Management Fee: A fee paid to the Investment Manager for its services, typically as a percentage of aggregate capital commitments. Management fees in a private equity fund
typically range from 1.25% to 2.5% of commitments during the fund’s investment period, and then step down to the same or a lower percentage based on the fund’s “invested
capital” remaining in investments. Venture capital funds tend to have higher management fees than traditional private equity funds.
Mezzanine Debt Financing provided by a bank or specialized investment fund to invest in a debt instrument of lower credit quality relative to the senior debt in a company but ranking
senior to any equity claims. The instrument may include equity features such as warrants or options.
Multiple of Invested Capital (MOIC): The total return on an investment as measured by (Total Money Out)/(Total Money In). Multiple of cost and IRR are the two most common
measures of performance in private equity.

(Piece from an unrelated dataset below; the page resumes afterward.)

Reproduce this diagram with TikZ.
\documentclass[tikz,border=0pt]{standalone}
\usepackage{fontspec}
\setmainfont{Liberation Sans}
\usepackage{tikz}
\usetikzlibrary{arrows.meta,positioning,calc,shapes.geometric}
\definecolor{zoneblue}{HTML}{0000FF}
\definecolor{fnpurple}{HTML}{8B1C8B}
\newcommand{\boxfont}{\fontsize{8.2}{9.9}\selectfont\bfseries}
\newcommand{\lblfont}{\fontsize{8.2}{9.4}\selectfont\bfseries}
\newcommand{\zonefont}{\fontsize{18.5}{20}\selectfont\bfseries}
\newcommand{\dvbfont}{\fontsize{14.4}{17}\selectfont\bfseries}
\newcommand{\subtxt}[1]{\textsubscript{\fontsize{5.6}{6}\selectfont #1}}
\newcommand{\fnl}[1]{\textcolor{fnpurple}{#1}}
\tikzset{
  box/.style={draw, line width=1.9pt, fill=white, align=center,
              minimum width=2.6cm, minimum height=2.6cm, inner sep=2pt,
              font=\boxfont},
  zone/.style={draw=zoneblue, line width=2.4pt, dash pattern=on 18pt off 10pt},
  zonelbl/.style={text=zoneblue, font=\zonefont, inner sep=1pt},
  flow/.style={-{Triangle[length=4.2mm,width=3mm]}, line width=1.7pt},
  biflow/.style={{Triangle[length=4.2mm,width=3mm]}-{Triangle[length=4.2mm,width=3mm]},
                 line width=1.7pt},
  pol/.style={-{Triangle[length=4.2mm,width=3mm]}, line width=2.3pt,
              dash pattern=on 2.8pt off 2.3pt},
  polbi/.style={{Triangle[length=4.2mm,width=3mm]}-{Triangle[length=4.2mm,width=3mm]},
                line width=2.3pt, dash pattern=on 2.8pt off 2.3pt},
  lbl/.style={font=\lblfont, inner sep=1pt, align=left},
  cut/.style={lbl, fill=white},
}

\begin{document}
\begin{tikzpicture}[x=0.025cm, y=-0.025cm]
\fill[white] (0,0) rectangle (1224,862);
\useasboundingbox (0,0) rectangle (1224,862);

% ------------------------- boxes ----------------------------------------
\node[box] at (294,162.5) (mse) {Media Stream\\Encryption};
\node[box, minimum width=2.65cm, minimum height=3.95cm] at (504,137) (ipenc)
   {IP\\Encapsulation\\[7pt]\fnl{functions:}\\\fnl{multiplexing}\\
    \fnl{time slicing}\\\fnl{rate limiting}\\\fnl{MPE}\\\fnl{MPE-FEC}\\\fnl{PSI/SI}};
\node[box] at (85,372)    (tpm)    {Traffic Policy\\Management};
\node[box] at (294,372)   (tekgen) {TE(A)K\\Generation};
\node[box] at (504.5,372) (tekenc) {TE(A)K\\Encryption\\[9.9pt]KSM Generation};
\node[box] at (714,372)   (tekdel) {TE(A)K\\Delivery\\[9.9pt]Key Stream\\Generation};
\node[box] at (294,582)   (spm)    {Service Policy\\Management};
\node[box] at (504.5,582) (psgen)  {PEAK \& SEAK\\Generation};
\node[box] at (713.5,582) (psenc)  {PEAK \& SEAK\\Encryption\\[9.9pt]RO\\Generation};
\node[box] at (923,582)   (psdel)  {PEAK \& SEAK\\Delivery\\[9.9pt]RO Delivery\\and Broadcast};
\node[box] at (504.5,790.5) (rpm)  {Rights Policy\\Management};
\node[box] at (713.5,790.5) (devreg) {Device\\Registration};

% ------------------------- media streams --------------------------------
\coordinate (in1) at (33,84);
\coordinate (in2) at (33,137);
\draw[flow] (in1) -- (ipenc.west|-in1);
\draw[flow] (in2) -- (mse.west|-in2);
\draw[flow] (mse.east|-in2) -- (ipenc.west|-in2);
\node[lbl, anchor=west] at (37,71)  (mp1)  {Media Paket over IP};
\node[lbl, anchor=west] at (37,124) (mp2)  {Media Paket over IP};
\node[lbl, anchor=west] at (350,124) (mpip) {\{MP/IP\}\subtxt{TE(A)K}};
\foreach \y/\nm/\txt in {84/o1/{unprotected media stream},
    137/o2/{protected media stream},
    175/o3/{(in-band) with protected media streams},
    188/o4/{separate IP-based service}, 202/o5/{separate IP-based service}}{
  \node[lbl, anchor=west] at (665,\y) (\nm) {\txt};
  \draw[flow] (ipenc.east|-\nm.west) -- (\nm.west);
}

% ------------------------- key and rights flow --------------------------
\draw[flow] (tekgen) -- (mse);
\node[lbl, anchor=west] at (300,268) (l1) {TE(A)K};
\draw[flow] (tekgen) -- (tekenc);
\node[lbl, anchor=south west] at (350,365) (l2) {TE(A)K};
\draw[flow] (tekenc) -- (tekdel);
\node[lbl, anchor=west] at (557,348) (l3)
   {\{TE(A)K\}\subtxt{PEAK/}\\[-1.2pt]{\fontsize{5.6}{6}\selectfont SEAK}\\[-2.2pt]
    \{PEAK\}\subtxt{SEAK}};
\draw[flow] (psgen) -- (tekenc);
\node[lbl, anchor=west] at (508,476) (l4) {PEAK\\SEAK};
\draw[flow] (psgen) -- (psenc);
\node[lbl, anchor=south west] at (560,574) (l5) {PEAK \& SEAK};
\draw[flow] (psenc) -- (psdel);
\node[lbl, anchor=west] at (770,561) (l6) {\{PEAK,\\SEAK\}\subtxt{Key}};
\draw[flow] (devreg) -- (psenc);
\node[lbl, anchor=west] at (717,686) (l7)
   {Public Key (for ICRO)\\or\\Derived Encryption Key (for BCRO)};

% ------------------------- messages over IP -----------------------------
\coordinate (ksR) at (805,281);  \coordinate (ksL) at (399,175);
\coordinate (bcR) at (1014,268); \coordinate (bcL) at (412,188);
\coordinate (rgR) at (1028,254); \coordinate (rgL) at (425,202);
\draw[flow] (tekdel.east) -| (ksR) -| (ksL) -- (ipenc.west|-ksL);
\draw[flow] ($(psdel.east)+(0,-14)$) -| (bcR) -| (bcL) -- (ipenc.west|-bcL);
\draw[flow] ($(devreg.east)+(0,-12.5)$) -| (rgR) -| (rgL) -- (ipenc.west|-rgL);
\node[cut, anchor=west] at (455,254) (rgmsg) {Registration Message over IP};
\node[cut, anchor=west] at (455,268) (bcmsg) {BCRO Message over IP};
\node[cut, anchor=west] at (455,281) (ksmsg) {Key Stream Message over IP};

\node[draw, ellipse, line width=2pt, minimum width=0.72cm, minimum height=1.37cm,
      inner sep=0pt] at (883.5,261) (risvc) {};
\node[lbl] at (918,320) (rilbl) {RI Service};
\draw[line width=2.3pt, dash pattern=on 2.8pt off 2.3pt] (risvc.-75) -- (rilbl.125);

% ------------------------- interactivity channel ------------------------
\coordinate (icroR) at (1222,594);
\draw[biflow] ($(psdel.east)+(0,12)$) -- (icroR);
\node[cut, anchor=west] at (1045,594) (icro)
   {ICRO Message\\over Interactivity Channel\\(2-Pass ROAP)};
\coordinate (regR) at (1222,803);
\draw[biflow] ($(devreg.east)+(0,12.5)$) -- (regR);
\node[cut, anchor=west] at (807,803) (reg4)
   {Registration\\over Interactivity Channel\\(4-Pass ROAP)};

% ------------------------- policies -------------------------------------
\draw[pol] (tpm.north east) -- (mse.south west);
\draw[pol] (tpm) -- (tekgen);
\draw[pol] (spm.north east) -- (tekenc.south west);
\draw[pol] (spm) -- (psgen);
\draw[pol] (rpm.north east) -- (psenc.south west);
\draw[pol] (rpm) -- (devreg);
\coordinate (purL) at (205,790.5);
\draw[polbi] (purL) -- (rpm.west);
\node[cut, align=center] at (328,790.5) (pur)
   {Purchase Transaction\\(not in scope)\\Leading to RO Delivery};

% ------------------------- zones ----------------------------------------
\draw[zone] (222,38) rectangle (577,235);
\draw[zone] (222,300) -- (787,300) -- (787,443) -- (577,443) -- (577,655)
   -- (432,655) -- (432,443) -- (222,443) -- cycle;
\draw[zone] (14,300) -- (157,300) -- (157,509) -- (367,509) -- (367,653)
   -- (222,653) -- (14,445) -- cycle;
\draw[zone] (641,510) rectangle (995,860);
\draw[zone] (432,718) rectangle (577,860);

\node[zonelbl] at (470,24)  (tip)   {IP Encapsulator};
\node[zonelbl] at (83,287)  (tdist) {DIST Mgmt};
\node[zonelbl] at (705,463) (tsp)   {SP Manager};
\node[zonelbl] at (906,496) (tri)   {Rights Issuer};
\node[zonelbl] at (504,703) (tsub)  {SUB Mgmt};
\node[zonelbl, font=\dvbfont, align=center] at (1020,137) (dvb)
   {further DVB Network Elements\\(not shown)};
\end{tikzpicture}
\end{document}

Preferred Return: Also sometimes called the ‘hurdle rate’. Preferred returns are typically found in buyout funds. After the cost basis of an investment is returned to the LPs, they will
also receive additional proceeds from the investment equal to a stated percentage, often 8%. Once the preferred return is paid, then the GP will be entitled to its carried interest on all
profits realized from the investment.
Private Equity-The private equity sector purchases the private stock or equity-linked securities of non-public companies that are expected to go public or provides the capital for
public companies (or their divisions) that may wish to go private. Since securities are non public and investments are illiquid,investors in the marketplace must be prepared for
investment horizons from 5 to 10 years. Investment vehicles can take the form of LPs, LLCs, Corporate Funds, and Fund of Fund s. Areas of specialization within each strategy include
industry, geography, stage of financing, and “special situations”.

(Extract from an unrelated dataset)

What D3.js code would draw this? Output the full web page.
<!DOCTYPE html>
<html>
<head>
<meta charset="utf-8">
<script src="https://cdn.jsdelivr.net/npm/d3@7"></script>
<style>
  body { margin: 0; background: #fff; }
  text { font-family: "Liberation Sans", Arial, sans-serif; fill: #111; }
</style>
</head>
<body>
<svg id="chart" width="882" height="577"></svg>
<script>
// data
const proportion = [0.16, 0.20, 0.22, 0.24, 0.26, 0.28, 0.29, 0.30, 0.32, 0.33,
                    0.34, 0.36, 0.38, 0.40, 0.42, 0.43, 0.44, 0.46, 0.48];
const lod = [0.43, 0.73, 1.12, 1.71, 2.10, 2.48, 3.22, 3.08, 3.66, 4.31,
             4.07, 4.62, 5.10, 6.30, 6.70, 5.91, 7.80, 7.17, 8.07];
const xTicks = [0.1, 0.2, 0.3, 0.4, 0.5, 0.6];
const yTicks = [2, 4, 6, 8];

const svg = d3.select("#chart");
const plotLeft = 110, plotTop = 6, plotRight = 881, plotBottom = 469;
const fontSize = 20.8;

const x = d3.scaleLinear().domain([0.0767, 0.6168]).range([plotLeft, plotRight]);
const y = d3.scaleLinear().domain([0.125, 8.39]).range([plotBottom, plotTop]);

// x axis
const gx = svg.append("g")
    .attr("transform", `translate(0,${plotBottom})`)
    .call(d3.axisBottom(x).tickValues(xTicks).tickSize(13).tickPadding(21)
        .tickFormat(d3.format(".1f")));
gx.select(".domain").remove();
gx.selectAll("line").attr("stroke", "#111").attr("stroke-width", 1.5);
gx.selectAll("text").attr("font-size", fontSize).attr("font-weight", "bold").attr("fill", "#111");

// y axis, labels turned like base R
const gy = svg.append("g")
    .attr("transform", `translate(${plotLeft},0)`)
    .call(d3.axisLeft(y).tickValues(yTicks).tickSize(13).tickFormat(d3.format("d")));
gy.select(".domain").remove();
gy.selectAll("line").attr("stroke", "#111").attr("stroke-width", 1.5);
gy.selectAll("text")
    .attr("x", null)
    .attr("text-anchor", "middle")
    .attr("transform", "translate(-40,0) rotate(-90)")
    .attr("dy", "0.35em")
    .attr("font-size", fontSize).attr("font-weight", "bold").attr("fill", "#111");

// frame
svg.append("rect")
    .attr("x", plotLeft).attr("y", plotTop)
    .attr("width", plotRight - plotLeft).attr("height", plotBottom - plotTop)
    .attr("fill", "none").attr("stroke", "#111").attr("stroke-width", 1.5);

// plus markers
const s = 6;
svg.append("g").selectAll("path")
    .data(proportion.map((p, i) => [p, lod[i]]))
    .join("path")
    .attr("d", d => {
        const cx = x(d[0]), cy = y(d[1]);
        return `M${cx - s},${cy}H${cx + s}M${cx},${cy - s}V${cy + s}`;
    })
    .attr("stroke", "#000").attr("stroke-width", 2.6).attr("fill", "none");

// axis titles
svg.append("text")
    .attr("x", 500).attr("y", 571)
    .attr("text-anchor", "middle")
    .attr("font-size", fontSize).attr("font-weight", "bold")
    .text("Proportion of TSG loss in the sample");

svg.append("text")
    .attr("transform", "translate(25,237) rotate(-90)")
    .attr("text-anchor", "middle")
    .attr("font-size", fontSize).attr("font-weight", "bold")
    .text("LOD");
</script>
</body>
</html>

“Private Equity” is a generic term that encompasses four distinct strategies in the market for private investing: Venture Capital, Leveraged Buyout, Growth Equity, Special
Situation/Distressed Debt Investing
Public Market Equivalent (PME) -A private equity benchmark that represents the performance of a public market index expressed in terms of an IRR, using the same cash flows
and timing as the investor’s investment activity in private equity. The PME serves as a proxy for the return the investor could have achieved by investing in the public market. The PME
benchmark return assumes cash flows are invested at the end of each day
Secondary Investment -Investment made directly into a company, rather than indirectly through a fund
Special Situations are Private Equity funds that do not fall into the category of buyout or venture capital funds. Special situations funds include distressed debt. Special situations
funds typically follow investment strategies that result in more rapid draw-downs and return of capital than traditional private equity funds.
Stage of Financing relates to the timing of the investment. Seed (start up) invest at the very beginning and face the highest potential return, longest holding period, and greatest risk.
At the end of the spectrum is late term financing, getting in after the initial setup and majority of the work has been completed. The expected return turnaround time is shorter and
thus, smaller in size versus seed financers.
Venture Capital is the supply of private equity financing to start up companies that do not have a sufficient track record to attract investment capital from traditional sources. Typically
invest in smaller less mature companies, usually in high growth industries. Start ups lack tangible assets that can be used for collateral and are unlikely to produce positive earnings
for several years. Venture capitalists provide management insight, have the right to hire and fire key managers, provide access to consultants, accountants, lawyers, investment
bankers, and other business that might purchase the start up company’s product. Focus of the VCs attention includes business plans, intellectual property rights, operating history,
start up management team, legal issues, and exit plans. Exit plans may include strategic sales or initial public offerings.
Vintage Year: The year in which a private equity fund had its final closing.